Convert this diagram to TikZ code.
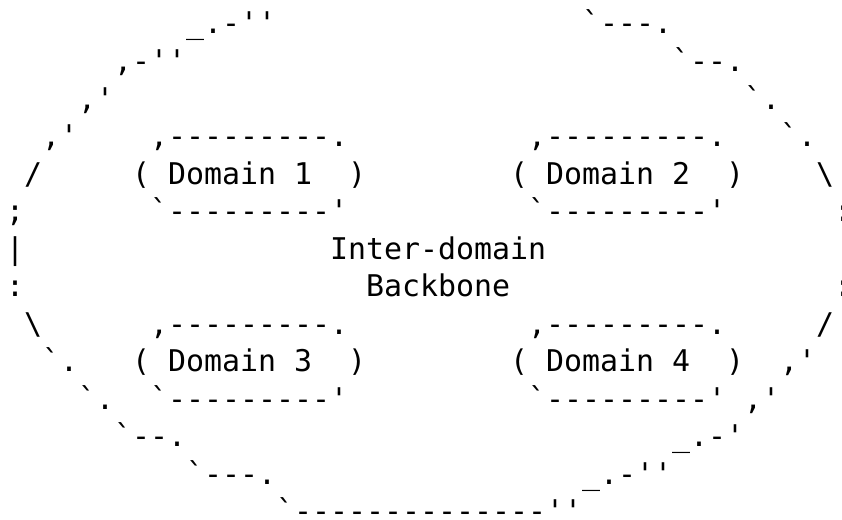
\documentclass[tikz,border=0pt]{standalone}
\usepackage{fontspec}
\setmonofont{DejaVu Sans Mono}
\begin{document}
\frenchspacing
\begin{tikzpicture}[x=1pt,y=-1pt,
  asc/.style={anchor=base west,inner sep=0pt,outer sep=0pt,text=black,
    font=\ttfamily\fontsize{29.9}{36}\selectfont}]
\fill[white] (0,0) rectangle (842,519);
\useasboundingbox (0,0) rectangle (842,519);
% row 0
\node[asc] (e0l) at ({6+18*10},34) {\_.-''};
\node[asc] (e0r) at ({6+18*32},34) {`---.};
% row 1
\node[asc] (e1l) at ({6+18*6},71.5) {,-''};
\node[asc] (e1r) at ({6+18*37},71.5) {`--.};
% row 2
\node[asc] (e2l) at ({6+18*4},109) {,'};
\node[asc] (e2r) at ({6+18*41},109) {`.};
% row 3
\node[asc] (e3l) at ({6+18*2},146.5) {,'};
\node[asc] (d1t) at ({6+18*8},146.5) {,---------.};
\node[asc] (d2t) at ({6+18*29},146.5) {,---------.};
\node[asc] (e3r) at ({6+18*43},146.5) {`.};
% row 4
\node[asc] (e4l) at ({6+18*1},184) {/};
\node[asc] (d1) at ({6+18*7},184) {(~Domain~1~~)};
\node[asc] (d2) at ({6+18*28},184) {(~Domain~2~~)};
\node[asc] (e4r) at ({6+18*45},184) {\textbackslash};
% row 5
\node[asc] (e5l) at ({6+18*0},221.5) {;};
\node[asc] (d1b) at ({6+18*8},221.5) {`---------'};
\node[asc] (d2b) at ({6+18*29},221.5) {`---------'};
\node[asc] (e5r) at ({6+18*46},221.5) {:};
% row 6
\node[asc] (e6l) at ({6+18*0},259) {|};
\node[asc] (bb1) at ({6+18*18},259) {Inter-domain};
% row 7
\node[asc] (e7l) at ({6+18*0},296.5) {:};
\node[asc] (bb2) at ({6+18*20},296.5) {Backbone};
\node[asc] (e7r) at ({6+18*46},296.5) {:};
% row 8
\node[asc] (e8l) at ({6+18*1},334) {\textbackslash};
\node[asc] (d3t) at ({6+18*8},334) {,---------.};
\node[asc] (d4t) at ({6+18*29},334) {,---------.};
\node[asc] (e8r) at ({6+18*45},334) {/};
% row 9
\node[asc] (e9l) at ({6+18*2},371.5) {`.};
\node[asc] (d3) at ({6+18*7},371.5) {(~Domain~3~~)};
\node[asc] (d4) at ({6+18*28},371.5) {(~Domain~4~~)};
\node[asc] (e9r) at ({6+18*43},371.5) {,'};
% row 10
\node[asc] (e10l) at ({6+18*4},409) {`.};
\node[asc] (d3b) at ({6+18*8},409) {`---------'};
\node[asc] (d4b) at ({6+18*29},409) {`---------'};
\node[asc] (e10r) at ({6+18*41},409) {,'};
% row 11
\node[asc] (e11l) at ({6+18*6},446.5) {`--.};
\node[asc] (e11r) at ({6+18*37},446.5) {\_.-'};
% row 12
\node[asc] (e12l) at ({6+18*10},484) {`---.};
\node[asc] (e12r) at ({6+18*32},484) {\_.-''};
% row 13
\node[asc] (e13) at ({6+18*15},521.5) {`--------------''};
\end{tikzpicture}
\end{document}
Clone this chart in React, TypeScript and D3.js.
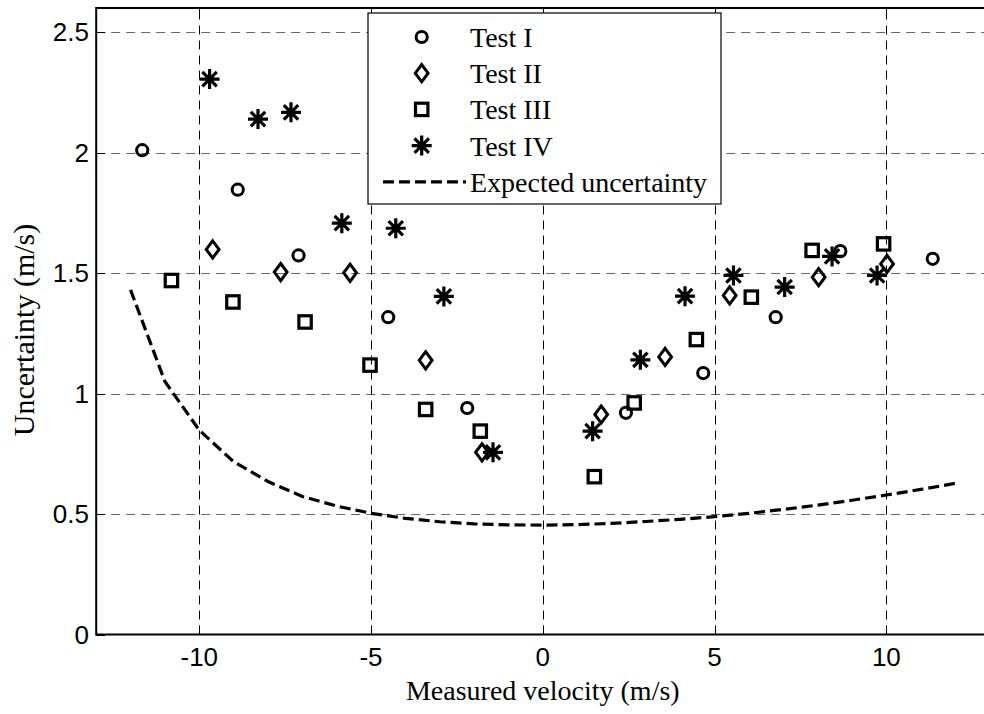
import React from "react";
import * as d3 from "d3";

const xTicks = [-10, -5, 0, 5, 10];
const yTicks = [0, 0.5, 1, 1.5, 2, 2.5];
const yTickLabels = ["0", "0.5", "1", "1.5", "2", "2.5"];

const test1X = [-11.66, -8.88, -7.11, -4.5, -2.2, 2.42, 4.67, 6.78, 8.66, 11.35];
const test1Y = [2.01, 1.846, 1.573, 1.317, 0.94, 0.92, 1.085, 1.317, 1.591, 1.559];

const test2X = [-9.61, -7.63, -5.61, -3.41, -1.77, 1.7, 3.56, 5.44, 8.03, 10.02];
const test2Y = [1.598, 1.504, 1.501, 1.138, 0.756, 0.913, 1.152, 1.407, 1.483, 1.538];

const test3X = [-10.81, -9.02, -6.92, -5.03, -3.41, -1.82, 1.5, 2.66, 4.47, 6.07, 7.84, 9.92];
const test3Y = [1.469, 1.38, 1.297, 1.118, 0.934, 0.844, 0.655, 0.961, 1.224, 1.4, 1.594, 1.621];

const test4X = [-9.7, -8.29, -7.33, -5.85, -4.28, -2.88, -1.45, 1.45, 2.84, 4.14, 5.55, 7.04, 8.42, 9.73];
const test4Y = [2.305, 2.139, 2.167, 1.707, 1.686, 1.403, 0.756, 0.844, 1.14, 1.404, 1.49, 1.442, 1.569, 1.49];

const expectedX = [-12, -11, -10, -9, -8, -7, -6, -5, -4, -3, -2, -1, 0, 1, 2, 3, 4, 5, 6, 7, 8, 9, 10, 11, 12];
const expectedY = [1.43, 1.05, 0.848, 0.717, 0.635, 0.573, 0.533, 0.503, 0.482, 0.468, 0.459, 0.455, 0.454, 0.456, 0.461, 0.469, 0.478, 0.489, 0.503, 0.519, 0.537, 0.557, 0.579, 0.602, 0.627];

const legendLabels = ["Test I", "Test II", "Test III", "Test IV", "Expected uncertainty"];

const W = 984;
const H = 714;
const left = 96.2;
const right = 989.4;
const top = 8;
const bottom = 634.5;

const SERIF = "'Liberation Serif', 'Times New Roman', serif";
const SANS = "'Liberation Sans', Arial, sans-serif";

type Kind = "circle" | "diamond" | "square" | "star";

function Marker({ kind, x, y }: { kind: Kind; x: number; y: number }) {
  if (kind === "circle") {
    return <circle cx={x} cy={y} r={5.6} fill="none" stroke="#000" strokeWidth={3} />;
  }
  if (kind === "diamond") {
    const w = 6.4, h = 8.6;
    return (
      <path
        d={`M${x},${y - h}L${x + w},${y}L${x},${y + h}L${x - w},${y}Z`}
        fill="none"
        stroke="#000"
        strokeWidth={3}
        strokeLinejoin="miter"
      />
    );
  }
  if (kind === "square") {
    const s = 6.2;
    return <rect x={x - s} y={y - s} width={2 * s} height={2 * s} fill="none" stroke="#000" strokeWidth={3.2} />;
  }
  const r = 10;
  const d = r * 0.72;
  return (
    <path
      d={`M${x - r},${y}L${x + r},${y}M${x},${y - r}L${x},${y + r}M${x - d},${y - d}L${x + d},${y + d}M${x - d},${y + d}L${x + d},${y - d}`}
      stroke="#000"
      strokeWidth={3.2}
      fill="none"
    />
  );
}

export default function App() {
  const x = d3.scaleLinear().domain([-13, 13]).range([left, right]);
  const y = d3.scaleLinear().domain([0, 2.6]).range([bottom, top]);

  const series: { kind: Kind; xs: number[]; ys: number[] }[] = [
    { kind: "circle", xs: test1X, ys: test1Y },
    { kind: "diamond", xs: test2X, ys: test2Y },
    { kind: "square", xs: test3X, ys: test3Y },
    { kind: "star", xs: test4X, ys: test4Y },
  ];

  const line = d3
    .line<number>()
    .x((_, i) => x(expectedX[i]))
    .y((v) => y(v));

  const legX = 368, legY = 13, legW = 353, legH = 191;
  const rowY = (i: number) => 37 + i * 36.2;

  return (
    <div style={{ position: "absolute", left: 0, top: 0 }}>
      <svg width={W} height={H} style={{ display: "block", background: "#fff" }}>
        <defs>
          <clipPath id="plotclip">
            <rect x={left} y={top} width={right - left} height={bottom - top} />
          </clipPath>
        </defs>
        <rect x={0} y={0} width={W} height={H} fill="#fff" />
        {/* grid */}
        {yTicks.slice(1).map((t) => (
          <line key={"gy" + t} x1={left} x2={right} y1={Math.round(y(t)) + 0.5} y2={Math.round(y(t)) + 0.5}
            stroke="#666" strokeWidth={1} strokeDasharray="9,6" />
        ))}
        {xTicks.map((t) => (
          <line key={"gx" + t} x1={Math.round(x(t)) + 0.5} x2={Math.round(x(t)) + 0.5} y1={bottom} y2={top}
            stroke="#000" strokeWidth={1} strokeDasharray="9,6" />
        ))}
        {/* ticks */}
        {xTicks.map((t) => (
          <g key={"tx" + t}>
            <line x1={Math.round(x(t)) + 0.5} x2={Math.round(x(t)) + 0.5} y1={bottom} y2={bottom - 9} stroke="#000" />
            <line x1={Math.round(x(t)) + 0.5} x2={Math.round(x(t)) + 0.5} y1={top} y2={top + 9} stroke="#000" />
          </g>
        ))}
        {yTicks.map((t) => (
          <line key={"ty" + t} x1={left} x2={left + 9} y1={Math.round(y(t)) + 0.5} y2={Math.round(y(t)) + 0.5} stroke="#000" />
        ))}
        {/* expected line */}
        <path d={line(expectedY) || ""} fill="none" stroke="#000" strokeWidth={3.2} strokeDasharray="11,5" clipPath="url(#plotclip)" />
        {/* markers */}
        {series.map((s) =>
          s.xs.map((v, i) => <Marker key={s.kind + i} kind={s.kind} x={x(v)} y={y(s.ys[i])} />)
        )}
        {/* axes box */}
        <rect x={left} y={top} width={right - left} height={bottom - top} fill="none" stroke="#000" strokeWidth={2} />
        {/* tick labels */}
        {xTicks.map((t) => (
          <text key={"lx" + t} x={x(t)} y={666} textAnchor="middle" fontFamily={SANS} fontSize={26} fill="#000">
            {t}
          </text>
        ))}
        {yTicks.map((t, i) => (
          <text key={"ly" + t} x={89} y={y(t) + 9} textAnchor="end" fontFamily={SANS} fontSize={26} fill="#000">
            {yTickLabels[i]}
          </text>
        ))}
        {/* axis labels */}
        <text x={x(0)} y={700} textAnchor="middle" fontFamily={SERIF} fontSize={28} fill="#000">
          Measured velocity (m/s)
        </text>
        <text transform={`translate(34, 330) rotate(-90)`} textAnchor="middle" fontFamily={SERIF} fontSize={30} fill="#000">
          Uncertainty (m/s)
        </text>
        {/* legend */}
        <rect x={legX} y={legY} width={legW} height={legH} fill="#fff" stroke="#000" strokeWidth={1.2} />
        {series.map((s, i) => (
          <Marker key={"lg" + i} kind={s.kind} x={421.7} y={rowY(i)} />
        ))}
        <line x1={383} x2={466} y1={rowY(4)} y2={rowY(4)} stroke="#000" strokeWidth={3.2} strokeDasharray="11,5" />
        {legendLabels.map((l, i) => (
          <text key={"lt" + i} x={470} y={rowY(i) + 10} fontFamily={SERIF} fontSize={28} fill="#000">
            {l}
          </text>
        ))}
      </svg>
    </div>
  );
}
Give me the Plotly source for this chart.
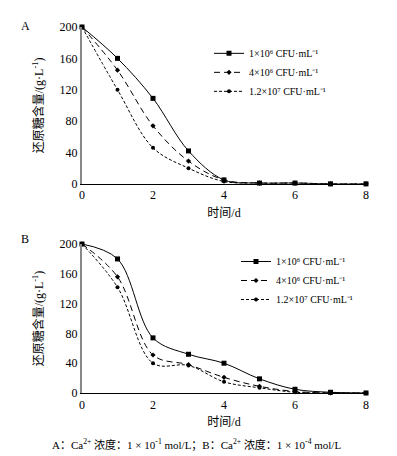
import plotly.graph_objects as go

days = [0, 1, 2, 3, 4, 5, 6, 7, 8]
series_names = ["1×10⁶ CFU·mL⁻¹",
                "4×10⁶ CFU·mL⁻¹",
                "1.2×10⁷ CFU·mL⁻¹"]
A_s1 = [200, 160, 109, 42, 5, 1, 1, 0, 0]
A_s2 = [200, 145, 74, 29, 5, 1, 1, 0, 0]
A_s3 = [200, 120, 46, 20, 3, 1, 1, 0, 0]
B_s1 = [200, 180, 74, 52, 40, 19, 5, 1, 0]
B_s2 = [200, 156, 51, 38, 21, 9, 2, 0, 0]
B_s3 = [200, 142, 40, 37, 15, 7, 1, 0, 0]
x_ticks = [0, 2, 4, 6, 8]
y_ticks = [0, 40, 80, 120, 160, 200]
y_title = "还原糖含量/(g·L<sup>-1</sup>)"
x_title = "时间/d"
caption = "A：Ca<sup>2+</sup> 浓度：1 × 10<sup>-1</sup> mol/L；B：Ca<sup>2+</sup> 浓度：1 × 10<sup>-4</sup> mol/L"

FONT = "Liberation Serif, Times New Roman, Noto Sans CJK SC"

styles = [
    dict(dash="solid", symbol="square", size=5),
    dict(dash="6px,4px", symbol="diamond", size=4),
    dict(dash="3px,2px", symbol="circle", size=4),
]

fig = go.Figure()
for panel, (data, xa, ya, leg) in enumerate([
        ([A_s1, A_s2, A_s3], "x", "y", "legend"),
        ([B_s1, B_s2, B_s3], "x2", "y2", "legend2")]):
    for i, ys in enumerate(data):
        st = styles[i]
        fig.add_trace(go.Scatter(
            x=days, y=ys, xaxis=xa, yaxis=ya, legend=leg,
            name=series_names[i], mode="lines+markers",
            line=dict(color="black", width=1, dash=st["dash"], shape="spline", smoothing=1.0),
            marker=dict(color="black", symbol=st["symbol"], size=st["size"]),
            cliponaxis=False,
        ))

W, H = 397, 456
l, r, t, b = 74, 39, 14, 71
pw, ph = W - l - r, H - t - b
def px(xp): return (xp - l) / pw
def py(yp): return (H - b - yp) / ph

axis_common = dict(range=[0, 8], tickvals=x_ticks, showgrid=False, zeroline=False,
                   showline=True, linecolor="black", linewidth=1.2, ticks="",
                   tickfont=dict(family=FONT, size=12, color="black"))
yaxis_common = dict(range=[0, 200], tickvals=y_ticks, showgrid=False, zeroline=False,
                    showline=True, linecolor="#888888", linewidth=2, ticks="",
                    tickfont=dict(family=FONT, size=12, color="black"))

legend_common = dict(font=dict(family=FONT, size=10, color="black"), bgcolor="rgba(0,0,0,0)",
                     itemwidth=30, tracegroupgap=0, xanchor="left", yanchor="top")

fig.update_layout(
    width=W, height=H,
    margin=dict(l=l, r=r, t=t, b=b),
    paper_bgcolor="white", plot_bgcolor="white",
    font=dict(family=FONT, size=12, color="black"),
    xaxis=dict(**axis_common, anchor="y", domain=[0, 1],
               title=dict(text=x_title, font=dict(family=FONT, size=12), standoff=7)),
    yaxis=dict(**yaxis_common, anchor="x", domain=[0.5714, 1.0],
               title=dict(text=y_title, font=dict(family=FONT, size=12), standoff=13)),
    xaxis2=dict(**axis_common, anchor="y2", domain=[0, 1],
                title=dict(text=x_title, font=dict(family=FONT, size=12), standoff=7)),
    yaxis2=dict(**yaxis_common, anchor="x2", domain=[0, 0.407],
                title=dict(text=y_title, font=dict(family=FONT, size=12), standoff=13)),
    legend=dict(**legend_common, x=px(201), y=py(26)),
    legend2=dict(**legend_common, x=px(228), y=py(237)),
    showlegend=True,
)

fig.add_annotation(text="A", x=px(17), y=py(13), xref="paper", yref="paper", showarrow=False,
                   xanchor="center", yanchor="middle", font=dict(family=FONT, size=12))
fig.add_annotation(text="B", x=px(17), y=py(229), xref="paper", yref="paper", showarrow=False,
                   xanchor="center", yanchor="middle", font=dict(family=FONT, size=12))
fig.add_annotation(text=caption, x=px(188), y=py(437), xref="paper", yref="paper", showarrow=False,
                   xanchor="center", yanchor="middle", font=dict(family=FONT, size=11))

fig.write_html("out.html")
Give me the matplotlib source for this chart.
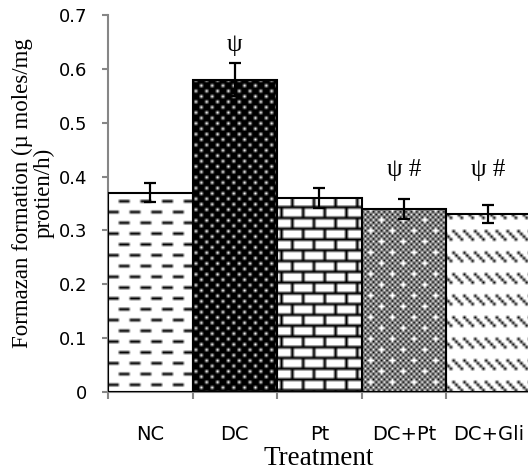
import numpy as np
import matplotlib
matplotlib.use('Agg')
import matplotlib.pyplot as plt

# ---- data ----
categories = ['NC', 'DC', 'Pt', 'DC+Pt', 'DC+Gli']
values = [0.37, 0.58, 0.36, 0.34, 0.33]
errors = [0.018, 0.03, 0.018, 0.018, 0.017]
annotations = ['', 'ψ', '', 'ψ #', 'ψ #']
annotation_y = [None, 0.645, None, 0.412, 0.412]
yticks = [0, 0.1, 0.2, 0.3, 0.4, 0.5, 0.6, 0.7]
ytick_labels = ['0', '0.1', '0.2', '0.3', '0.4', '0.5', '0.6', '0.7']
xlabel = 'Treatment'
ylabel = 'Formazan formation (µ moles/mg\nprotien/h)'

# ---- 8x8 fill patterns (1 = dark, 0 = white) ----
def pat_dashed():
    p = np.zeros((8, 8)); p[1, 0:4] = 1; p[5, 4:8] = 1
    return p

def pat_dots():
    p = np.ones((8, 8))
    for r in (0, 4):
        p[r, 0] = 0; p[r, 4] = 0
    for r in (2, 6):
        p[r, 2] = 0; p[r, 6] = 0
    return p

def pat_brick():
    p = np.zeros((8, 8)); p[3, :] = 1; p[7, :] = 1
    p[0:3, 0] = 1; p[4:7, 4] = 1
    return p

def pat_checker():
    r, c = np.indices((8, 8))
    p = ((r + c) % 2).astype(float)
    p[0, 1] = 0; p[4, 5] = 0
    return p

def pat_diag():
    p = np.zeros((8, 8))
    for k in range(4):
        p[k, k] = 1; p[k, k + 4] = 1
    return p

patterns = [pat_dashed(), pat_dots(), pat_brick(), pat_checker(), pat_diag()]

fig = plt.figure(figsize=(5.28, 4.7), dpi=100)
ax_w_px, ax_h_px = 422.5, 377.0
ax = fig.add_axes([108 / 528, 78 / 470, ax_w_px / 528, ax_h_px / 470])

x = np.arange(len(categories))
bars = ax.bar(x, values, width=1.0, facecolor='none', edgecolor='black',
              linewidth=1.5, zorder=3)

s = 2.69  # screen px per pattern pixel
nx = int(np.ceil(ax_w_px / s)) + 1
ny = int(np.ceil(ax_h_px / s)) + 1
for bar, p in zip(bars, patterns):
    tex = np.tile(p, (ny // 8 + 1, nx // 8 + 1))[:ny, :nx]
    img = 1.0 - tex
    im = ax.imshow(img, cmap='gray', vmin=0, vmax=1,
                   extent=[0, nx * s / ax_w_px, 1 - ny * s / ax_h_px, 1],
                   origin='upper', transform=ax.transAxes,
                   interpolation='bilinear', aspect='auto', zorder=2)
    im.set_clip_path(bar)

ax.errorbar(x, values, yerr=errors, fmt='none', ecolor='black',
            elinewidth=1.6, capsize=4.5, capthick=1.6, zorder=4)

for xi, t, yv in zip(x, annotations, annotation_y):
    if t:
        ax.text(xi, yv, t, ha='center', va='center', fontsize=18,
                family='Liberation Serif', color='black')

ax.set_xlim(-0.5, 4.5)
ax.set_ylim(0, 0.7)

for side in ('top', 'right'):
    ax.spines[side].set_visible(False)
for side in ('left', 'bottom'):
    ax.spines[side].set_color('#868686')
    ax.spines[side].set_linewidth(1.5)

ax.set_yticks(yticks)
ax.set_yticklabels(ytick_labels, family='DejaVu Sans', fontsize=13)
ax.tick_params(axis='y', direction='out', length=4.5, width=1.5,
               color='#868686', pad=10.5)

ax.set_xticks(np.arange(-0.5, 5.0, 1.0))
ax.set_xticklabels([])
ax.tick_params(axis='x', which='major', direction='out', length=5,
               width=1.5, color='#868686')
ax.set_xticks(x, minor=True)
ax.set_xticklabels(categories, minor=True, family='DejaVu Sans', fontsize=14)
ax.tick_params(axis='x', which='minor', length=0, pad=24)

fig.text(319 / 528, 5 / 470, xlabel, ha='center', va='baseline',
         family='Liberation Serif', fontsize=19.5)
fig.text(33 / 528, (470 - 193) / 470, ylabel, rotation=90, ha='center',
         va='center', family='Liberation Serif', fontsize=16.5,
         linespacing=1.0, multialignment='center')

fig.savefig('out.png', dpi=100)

Instructions for the task ::
Pick out each line that holds the string "Give".

Result of this task ::
Give me the Plotly source for this chart.
Give me the matplotlib source for this chart.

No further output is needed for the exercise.